Experiment: Tension, an internal force
An internal force arise in response to external forces acting on a body.
This is similar to normal or friction forces which also only arise due to the action of some other force.
Internal forces are characterized as
- tension: arises from stretching or pulling apart, often associated with a string, cable or chain but also occurs in rigid bodies such as pulling a meter stick from both ends
- compression: from pushing or squeezing on a rigid body, opposite of tension
- shear: from two external forces offset, not directly opposite each other
- torsion: twisting
The internal forces relate to
- stress (force per unit area, useful was to characterize internal force)
- strain (effect of force as size deformation relative to original)
- creep (effect of force as permanent deformation due to stress)
- modulus (property of material, ratio of stress to strain, measures resistance to stress)
In this lab we are looking at tension (such as a string pulled) and compression (such as a meter stick pushed from opposite ends). For tension or compression, the internal force is along the axis of the body (based on two external forces acting) and is not given a direction except when it acts on the external force. Tension or compression internal force has a magnitude equal to the acting external force.
For this lab exercise, we are looking at tension (in a string or an elastic). The exercise could equally apply to compression (or shear, bending, torsion for that matter).
When you pull on a rope attached to a crate, your pull is somehow transmitted down the rope to the crate. Tension is the name given to forces transmitted in this way along strings, ropes, rubber bands, springs and wires. Note that (obviously) the rope by itself is unable to exert a force on the crate if your are not pulling on the other end. Thus tension forces are passive, they only act in response to an active force like your pull.
- If you apply a force to the end of a rope as in the picture above, is the whole force transmitted to the crate, or is the force at the crate smaller or larger than your pull?
- If the rope is longer, will the force applied to the crate be larger, smaller or the same as with the shorter rope? Does it matter how long the rope is?
- Suppose that instead of a rope, you used a bungee cord or large rubber band. Will the force applied to the crate be larger, smaller or the same as with the rope? Suppose that you use a strong wire cable?
- How is the force "magically" transmitted along the rope?
As in the figure, attach a rubber band between two spring scales. Without pulling, notice if there is a difference in readings between the scales. Now pull on one scale and observe the difference in readings between the two scales.
- Base on your readings of the scales, is the force transmitted down to the other end when you pull on one end of the rubber band? Explain.
- As you increase the force applied to the rubber band, what happens to the length of the rubber band? Propose a mechanism based on these observations to explain how the force is transmitted down the rubber band from one scale to the other.
- Indicate on a diagram the directions of the forces exerted by the rubber band on to the scales.
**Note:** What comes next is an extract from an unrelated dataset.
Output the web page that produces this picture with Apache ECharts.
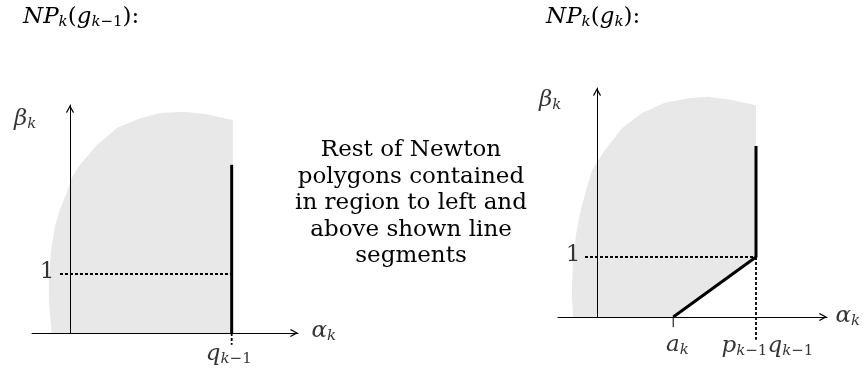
<!DOCTYPE html>
<html>
<head>
<meta charset="utf-8">
<script src="https://cdn.jsdelivr.net/npm/echarts@6/dist/echarts.min.js"></script>
<style>
  html, body { margin: 0; padding: 0; background: #fff; }
  #chart { width: 864px; height: 372px; }
</style>
</head>
<body>
<div id="chart"></div>
<script>
// shaded region (alpha_k, beta_k) for each panel, traced clockwise
const leftRegion = [
  [-0.31, 0], [-0.36, 0.56], [-0.36, 0.9], [-0.32, 1.41], [-0.25, 1.83], [-0.17, 2.09],
  [-0.05, 2.39], [0.03, 2.63], [0.17, 2.85], [0.46, 3.19], [0.8, 3.48], [1.19, 3.64],
  [1.53, 3.73], [1.92, 3.75], [2.29, 3.71], [2.76, 3.61], [2.76, 0]
];
const rightRegion = [
  [-0.4, 0], [-0.42, 0.45], [-0.4, 0.95], [-0.35, 1.37], [-0.28, 1.75], [-0.18, 2.12],
  [-0.08, 2.45], [0.13, 2.78], [0.42, 3.15], [0.75, 3.4], [1.13, 3.57], [1.55, 3.65],
  [1.85, 3.67], [2.22, 3.62], [2.65, 3.53], [2.65, 1], [1.27, 0]
];

// key abscissas
const qPrev = 2.74;   // q_{k-1}
const aK = 1.27;      // a_k
const pq = 2.65;      // p_{k-1} q_{k-1}
const segTop = 2.85;  // where the drawn vertical segments stop

// texts
const titles = ['{m|NP}{s|k}{r|(}{m|g}{s|k}{sr|−1}{r|):}', '{m|NP}{s|k}{r|(}{m|g}{s|k}{r|):}'];
const yName = '{m|β}{s|k}';
const xName = '{m|α}{s|k}';
const oneLabel = '{r|1}';
const qLabel = '{m|q}{s|k}{sr|−1}';
const aLabel = '{m|a}{s|k}';
const pqLabel = '{m|p}{s|k}{sr|−1}{m|q}{s|k}{sr|−1}';
const noteLines = ['Rest of Newton', 'polygons contained', 'in region to left and', 'above shown line', 'segments'];

const FONT = 'DejaVu Serif';
const rich = {
  m: { fontFamily: FONT, fontStyle: 'italic', fontSize: 23, lineHeight: 24, verticalAlign: 'top', color: '#000' },
  r: { fontFamily: FONT, fontSize: 23, lineHeight: 24, verticalAlign: 'top', color: '#000' },
  s: { fontFamily: FONT, fontStyle: 'italic', fontSize: 15, lineHeight: 10, verticalAlign: 'bottom', color: '#000' },
  sr: { fontFamily: FONT, fontSize: 15, lineHeight: 10, verticalAlign: 'bottom', color: '#000' }
};

const ARROW = 'path://M5,0 L10,9 L8.8,10 L5,3 L1.2,10 L0,9 Z';

function axis(gridIndex, min, max) {
  return {
    type: 'value', gridIndex, min, max, z: 3,
    axisLine: {
      show: true, onZero: true,
      symbol: ['none', ARROW], symbolSize: [8, 8], symbolOffset: [0, -4],
      lineStyle: { color: '#000', width: 1 }
    },
    axisTick: { show: false }, axisLabel: { show: false }, splitLine: { show: false }
  };
}

function region(idx, points) {
  return {
    type: 'custom', xAxisIndex: idx, yAxisIndex: idx, z: 1, silent: true,
    data: [[0, 0]],
    renderItem: (params, api) => ({
      type: 'polygon',
      shape: { points: points.map((p) => api.coord(p)) },
      style: { fill: '#e8e8e8' }
    })
  };
}

function seg(idx, data, width, dotted) {
  return {
    type: 'line', xAxisIndex: idx, yAxisIndex: idx, z: dotted ? 2 : 4,
    data, symbol: 'none', clip: false, silent: true, animation: false,
    lineStyle: { color: '#000', width, type: dotted ? [3, 2] : 'solid', cap: 'butt' }
  };
}

function labels(idx, items) {
  return {
    type: 'scatter', xAxisIndex: idx, yAxisIndex: idx, z: 5, clip: false, silent: true,
    symbolSize: 0.1, itemStyle: { color: 'rgba(0,0,0,0)' },
    data: items.map(([text, x, y]) => ({
      value: [x, y],
      label: { show: true, position: 'inside', formatter: text, rich }
    }))
  };
}

const chart = echarts.init(document.getElementById('chart'));
chart.setOption({
  animation: false,
  grid: [
    { left: 32, top: 105, width: 266, height: 228 },
    { left: 558, top: 88, width: 269, height: 229 }
  ],
  xAxis: [axis(0, -0.644, 3.864), axis(1, -0.65, 3.833)],
  yAxis: [axis(0, 0, 3.864), axis(1, 0, 3.817)],
  graphic: [
    { type: 'text', x: 23, y: 5.5, style: { text: titles[0], rich } },
    { type: 'text', x: 546, y: 5.5, style: { text: titles[1], rich } },
    {
      type: 'text', x: 411, y: 136.7,
      style: {
        text: noteLines.join('\n'), fontFamily: FONT, fontSize: 23, lineHeight: 26.6,
        textAlign: 'center', fill: '#000'
      }
    }
  ],
  series: [
    region(0, leftRegion),
    seg(0, [[-0.17, 1], [qPrev, 1]], 1.8, true),
    seg(0, [[qPrev, 0], [qPrev, -0.2]], 1.8, true),
    seg(0, [[qPrev, 0], [qPrev, segTop]], 3, false),
    labels(0, [
      [yName, -0.76, 3.61], [xName, 4.3, 0.03], [oneLabel, -0.39, 1.03], [qLabel, 2.69, -0.36]
    ]),

    region(1, rightRegion),
    seg(1, [[-0.2, 1], [pq, 1]], 1.8, true),
    seg(1, [[pq, 1], [pq, -0.38]], 1.8, true),
    seg(1, [[aK, 0], [aK, -0.17]], 1, false),
    seg(1, [[aK, 0], [pq, 1], [pq, segTop]], 3, false),
    labels(1, [
      [yName, -0.78, 3.6], [xName, 4.18, 0], [oneLabel, -0.4, 1.03],
      [aLabel, 1.34, -0.47], [pqLabel, 2.84, -0.5]
    ])
  ]
});
</script>
</body>
</html>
Replace the rubber band with short piece of string with loops at both ends and repeat the experiment. Now do the same for a longer piece of string.
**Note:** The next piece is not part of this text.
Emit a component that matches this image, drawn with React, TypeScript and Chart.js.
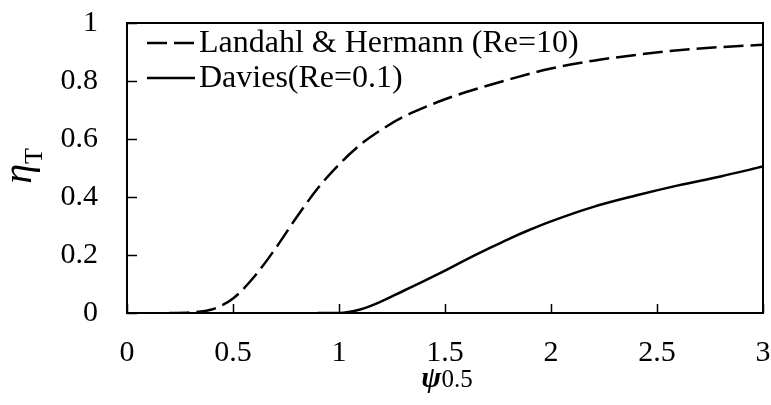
import React, { useEffect, useRef } from 'react';
import { Chart, registerables } from 'chart.js';

Chart.register(...registerables);

// ---- data ----
const landahlX = [0.2, 0.3, 0.4, 0.5, 0.6, 0.7, 0.8, 0.9, 1.0, 1.1, 1.2, 1.3, 1.4, 1.5, 1.6, 1.8, 2.0, 2.2, 2.4, 2.6, 2.8, 3.0];
const landahlY = [0, 0.002, 0.012, 0.05, 0.125, 0.222, 0.33, 0.43, 0.512, 0.58, 0.632, 0.675, 0.708, 0.737, 0.762, 0.805, 0.843, 0.87, 0.89, 0.906, 0.917, 0.925];

const daviesX = [0.9, 1.0, 1.1, 1.2, 1.3, 1.4, 1.5, 1.6, 1.7, 1.8, 1.9, 2.0, 2.2, 2.4, 2.6, 2.8, 3.0];
const daviesY = [0, 0, 0.012, 0.04, 0.075, 0.11, 0.146, 0.184, 0.22, 0.255, 0.287, 0.316, 0.366, 0.405, 0.44, 0.471, 0.505];

const seriesLabels = ['Landahl & Hermann (Re=10)', 'Davies(Re=0.1)'];

const xTickValues = [0, 0.5, 1, 1.5, 2, 2.5, 3];
const xTickLabels = ['0', '0.5', '1', '1.5', '2', '2.5', '3'];
const yTickValues = [0, 0.2, 0.4, 0.6, 0.8, 1];
const yTickLabels = ['0', '0.2', '0.4', '0.6', '0.8', '1'];

const SERIF = "'Liberation Serif', 'Times New Roman', serif";
const DASH = [20, 7];

const decor = {
  id: 'decor',
  afterDatasetsDraw(chart: any) {
    const { ctx, chartArea: a, scales } = chart;
    ctx.save();
    ctx.strokeStyle = '#000';
    ctx.fillStyle = '#000';
    // inward tick marks
    ctx.lineWidth = 1.5;
    scales.y.ticks.forEach((t: any) => {
      const py = Math.round(scales.y.getPixelForValue(t.value)) + 0.5;
      ctx.beginPath(); ctx.moveTo(a.left, py); ctx.lineTo(a.left + 10, py); ctx.stroke();
    });
    scales.x.ticks.forEach((t: any) => {
      const px = Math.round(scales.x.getPixelForValue(t.value)) + 0.5;
      ctx.beginPath(); ctx.moveTo(px, a.bottom); ctx.lineTo(px, a.bottom - 9); ctx.stroke();
    });
    // frame
    ctx.lineWidth = 2;
    ctx.strokeRect(a.left, a.top, a.right - a.left, a.bottom - a.top);

    // legend
    const ds = chart.data.datasets;
    ds.forEach((d: any, i: number) => {
      const cy = a.top + 20 + i * 35;
      const x0 = a.left + 20;
      ctx.save();
      ctx.lineWidth = 2.5;
      ctx.setLineDash(d.borderDash || []);
      ctx.beginPath(); ctx.moveTo(x0, cy); ctx.lineTo(x0 + 48, cy); ctx.stroke();
      ctx.restore();
      ctx.font = `32px ${SERIF}`;
      ctx.textAlign = 'left';
      ctx.textBaseline = 'middle';
      ctx.fillText(d.label, x0 + 52, cy + 1);
    });

    // x title: ψ0.5
    const cx = (a.left + a.right) / 2 + 2;
    const by = 387;
    ctx.textBaseline = 'alphabetic';
    ctx.font = `italic bold 30px ${SERIF}`;
    const w1 = ctx.measureText('ψ').width;
    ctx.font = `25px ${SERIF}`;
    const w2 = ctx.measureText('0.5').width;
    const sx = cx - (w1 + w2) / 2;
    ctx.font = `italic bold 30px ${SERIF}`;
    ctx.textAlign = 'left';
    ctx.fillText('ψ', sx, by);
    ctx.font = `25px ${SERIF}`;
    ctx.fillText('0.5', sx + w1, by);

    // y title: η_T rotated
    ctx.save();
    ctx.translate(31, (a.top + a.bottom) / 2 - 2);
    ctx.rotate(-Math.PI / 2);
    ctx.font = `italic 40px ${SERIF}`;
    const e1 = ctx.measureText('η').width;
    ctx.font = `26px ${SERIF}`;
    const e2 = ctx.measureText('T').width;
    const s0 = -(e1 + e2) / 2;
    ctx.font = `italic 40px ${SERIF}`;
    ctx.fillText('η', s0, 0);
    ctx.font = `26px ${SERIF}`;
    ctx.fillText('T', s0 + e1, 11);
    ctx.restore();

    ctx.restore();
  },
};

export default function App() {
  const ref = useRef<HTMLCanvasElement>(null);
  useEffect(() => {
    document.body.style.margin = '0';
    const toPts = (xs: number[], ys: number[]) => xs.map((x, i) => ({ x, y: ys[i] }));
    const chart = new Chart(ref.current!, {
      type: 'line',
      data: {
        datasets: [
          {
            label: seriesLabels[0],
            data: toPts(landahlX, landahlY),
            borderColor: '#000',
            borderWidth: 2.5,
            borderDash: DASH,
            pointRadius: 0,
            cubicInterpolationMode: 'monotone',
            fill: false,
          },
          {
            label: seriesLabels[1],
            data: toPts(daviesX, daviesY),
            borderColor: '#000',
            borderWidth: 2.5,
            pointRadius: 0,
            cubicInterpolationMode: 'monotone',
            fill: false,
          },
        ],
      },
      options: {
        animation: false,
        responsive: false,
        devicePixelRatio: 1,
        layout: { padding: { top: 23, right: 8, left: 0, bottom: 0 } },
        plugins: { legend: { display: false }, tooltip: { enabled: false } },
        scales: {
          x: {
            type: 'linear',
            min: xTickValues[0],
            max: xTickValues[xTickValues.length - 1],
            afterBuildTicks: (s: any) => { s.ticks = xTickValues.map((v) => ({ value: v })); },
            ticks: {
              color: '#000',
              font: { family: SERIF, size: 30 },
              padding: 22,
              maxRotation: 0,
              autoSkip: false,
              callback: (_v: any, i: number) => xTickLabels[i],
            },
            grid: { display: false, drawTicks: false },
            border: { display: false },
            afterFit: (s: any) => { s.height = 92; s.paddingLeft = 0; s.paddingRight = 0; },
          },
          y: {
            type: 'linear',
            min: yTickValues[0],
            max: yTickValues[yTickValues.length - 1],
            afterBuildTicks: (s: any) => { s.ticks = yTickValues.map((v) => ({ value: v })); },
            ticks: {
              color: '#000',
              font: { family: SERIF, size: 30 },
              padding: 29,
              callback: (_v: any, i: number) => yTickLabels[i],
            },
            grid: { display: false, drawTicks: false },
            border: { display: false },
            afterFit: (s: any) => { s.width = 127; s.paddingTop = 0; s.paddingBottom = 0; },
          },
        },
      },
      plugins: [decor],
    } as any);
    return () => chart.destroy();
  }, []);
  return (
    <div style={{ width: 771, height: 405 }}>
      <canvas ref={ref} width={771} height={405} />
    </div>
  );
}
- Based on the readings of the scales, when you pull on one end of the string, is the force transmitted undiminished down to the other end? Does it matter how long the string is? Explain.
- Did the string stretch at all when you pulled on it? Can you propose a mechanism for the transmission of the force along the string?
Setup a scale with a 1000g mass over a pulley as shown in the picture. Vary the angle the scale/string makes with the pulley and observe the scale reading.
- What happens when a string is hung over a pulley? Is the tension force still transmitted fully from one end of the string to the other?
- How does the force vary with the angle the scale makes with the pulley?